Tagebücher und Briefe zusammen ergeben gleichwohl kein ganzes Leben. Manche Information, die Gilsa wie die Briefschreiber aus verschiedenen Gründen für wesentlich hielten, etwa lange Aufstellungen von Regimentern, Toten und dergleichen, werden dem Leser wenig bieten, während Informationen zum täglichen Leben eines Witwers selten vorkommen. Gilsa hat seine Tagebücher auch benutzt, um für ihn wichtige Themen in gebündelter Form festzuhalten. Er schrieb nicht täglich und fasste Eindrücke zusammen, resümierte und bewertete.

Die Herausgebenden haben ihre Edition minimal kommentiert. Die Einleitungen zu beiden Büchern sind teilweise identisch und kurz gehalten, der Anmerkungsapparat beschränkt sich auf die Erklärung komplizierter Begrifflichkeiten sowie auf Angaben zu Orten und Personen. Nur gelegentlich finden sich Verweise auf Sekundärliteratur. Diese Entscheidung ist an sich überzeugend, zumal Editionen, die ihren Gegenstand zu Ende analysieren, immer die Frage aufwerfen, warum man den edierten Text noch selbst lesen sollte. Andererseits lässt die vorliegende Edition doch einige Hintergrundinformationen vermissen. Ohne eine sehr gute historische Karte sind viele der Orte kaum zu identifizieren. Das ist vor allem bei Reisebeschreibungen bzw. Militärzügen ein Problem, die kaum nachzuvollziehen sind. Wiederholt wird zeitgenössische Literatur erwähnt, die nur der Spezialist ohne weitere Erklärungen einordnen kann – auch hierzu gibt es von den Herausgebenden keine Erklärungen. Das gilt in gleicher Weise für Beschreibungen von Landtagen wie die Standesorganisation des hessischen Adels. Das verringert den Wert der Edition insofern, als viele Informationen vor allem den Eingeweihten vorbehalten bleiben.
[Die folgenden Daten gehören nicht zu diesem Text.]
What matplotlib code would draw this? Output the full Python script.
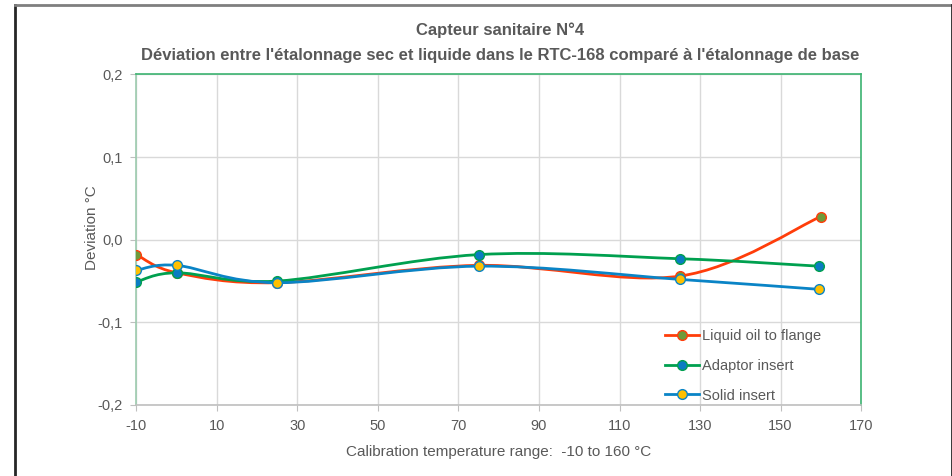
import matplotlib.pyplot as plt
from matplotlib.path import Path
from matplotlib.patches import PathPatch
from matplotlib.lines import Line2D

plt.rcParams['font.family'] = ['Liberation Sans', 'DejaVu Sans']
plt.rcParams['axes.unicode_minus'] = False

# data
liquid_x = [-10, 0, 25, 75, 125, 160]
liquid_y = [-0.018, -0.040, -0.052, -0.031, -0.044, 0.028]
adaptor_x = [-10, 0, 25, 75, 125, 159.5]
adaptor_y = [-0.051, -0.040, -0.050, -0.018, -0.023, -0.032]
solid_x = [-10, 0, 25, 75, 125, 159.5]
solid_y = [-0.037, -0.031, -0.052, -0.032, -0.048, -0.060]

labels = ['Liquid oil to flange', 'Adaptor insert', 'Solid insert']
line_colors = ['#FF3D0A', '#00A04F', '#0A84C6']
face_colors = ['#6E9A3A', '#0A7CC2', '#FFC000']
x_ticks = list(range(-10, 171, 20))
y_ticks = [-0.2, -0.1, 0.0, 0.1, 0.2]

TXT = '#595959'


def smooth_path(xs, ys):
    # excel-like smoothed line: cubic bezier through the points
    pts = list(zip(xs, ys))
    verts = [pts[0]]
    codes = [Path.MOVETO]
    n = len(pts)
    for i in range(n - 1):
        p0 = pts[i - 1] if i > 0 else pts[i]
        p1 = pts[i]
        p2 = pts[i + 1]
        p3 = pts[i + 2] if i + 2 < n else pts[i + 1]
        c1 = (p1[0] + (p2[0] - p0[0]) / 6, p1[1] + (p2[1] - p0[1]) / 6)
        c2 = (p2[0] - (p3[0] - p1[0]) / 6, p2[1] - (p3[1] - p1[1]) / 6)
        verts += [c1, c2, p2]
        codes += [Path.CURVE4] * 3
    return Path(verts, codes)


fig = plt.figure(figsize=(9.53, 4.76), dpi=100)
ax = fig.add_axes([0.1432, 0.1492, 0.9035 - 0.1432, 0.8435 - 0.1492])

series = [(liquid_x, liquid_y), (adaptor_x, adaptor_y), (solid_x, solid_y)]
handles = []
for i, (xs, ys) in enumerate(series):
    ax.add_patch(PathPatch(smooth_path(xs, ys), fill=False, edgecolor=line_colors[i],
                           lw=2.0, zorder=3 + i, capstyle='round'))
    ax.plot(xs, ys, ls='none', marker='o', ms=7, mfc=face_colors[i],
            mec=line_colors[i], mew=1.0, zorder=3 + i)
    handles.append(Line2D([], [], color=line_colors[i], lw=2.0, marker='o', ms=7,
                          mfc=face_colors[i], mec=line_colors[i], mew=1.0))

ax.set_xlim(-10, 170)
ax.set_ylim(-0.2, 0.2)
ax.set_xticks(x_ticks)
ax.set_yticks(y_ticks)
ax.set_yticklabels([f'{v:.1f}'.replace('.', ',') for v in y_ticks])
ax.grid(True, color='#D9D9D9', lw=1.0)
ax.set_axisbelow(True)

for side in ['top', 'left', 'right']:
    ax.spines[side].set_color('#3CB371')
    ax.spines[side].set_linewidth(1.2)
ax.spines['left'].set_color('#9CCBAE')
ax.spines['bottom'].set_color('#BFBFBF')
ax.spines['bottom'].set_linewidth(1.2)
ax.tick_params(colors='#BFBFBF', labelcolor=TXT, labelsize=10.5, length=4, pad=6)

ax.set_ylabel('Deviation °C', color=TXT, fontsize=11)
ax.yaxis.set_label_coords(-0.0518, 0.536)
ax.set_xlabel('Calibration temperature range:  -10 to 160 °C', color=TXT, fontsize=11,
              labelpad=9)

fig.text(0.5245, 0.936, 'Capteur sanitaire N°4', ha='center', va='center',
         color=TXT, fontsize=12, fontweight='bold')
fig.text(0.5245, 0.884, "Déviation entre l'étalonnage sec et liquide dans le RTC-168 comparé à l'étalonnage de base",
         ha='center', va='center', color=TXT, fontsize=12, fontweight='bold')

leg = ax.legend(handles, labels, loc='center left', bbox_to_anchor=(0.712, 0.118),
                frameon=False, fontsize=10.5, labelcolor=TXT, handlelength=2.33,
                handletextpad=0.2, labelspacing=1.07)

# outer frame of the figure
fig.add_artist(Line2D([0.0157, 0.0157], [0, 0.9895], color='#262626', lw=2.0))
fig.add_artist(Line2D([0.0157, 1.0], [0.9895, 0.9895], color='#7F7F7F', lw=2.0))
fig.add_artist(Line2D([0.999, 0.999], [0, 0.9895], color='#262626', lw=2.0))

fig.savefig('out.png', dpi=100)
Eine Anmerkung zur Titelaufnahme: Neben drei Herausgebenden wird auf die Mitarbeit von Patrick Sturm verwiesen. Er wird im Vorwort nicht eigens erwähnt, so dass der Verdacht entsteht, dass sich die ausgewiesene „Mitarbeit“ vor allem durch einen Standesunterschied Sturms zu den Herausgebenden erklärt. Die Arbeit aller Beteiligten ist trotz der recht sparsamen Editionsleistung sehr hoch zu veranschlagen. Die Briefe wie Tagebücher sind eine spannende Quelle, die hoffentlich viele Leser finden werden und die gut für Unterrichtszwecke zu gebrauchen sind.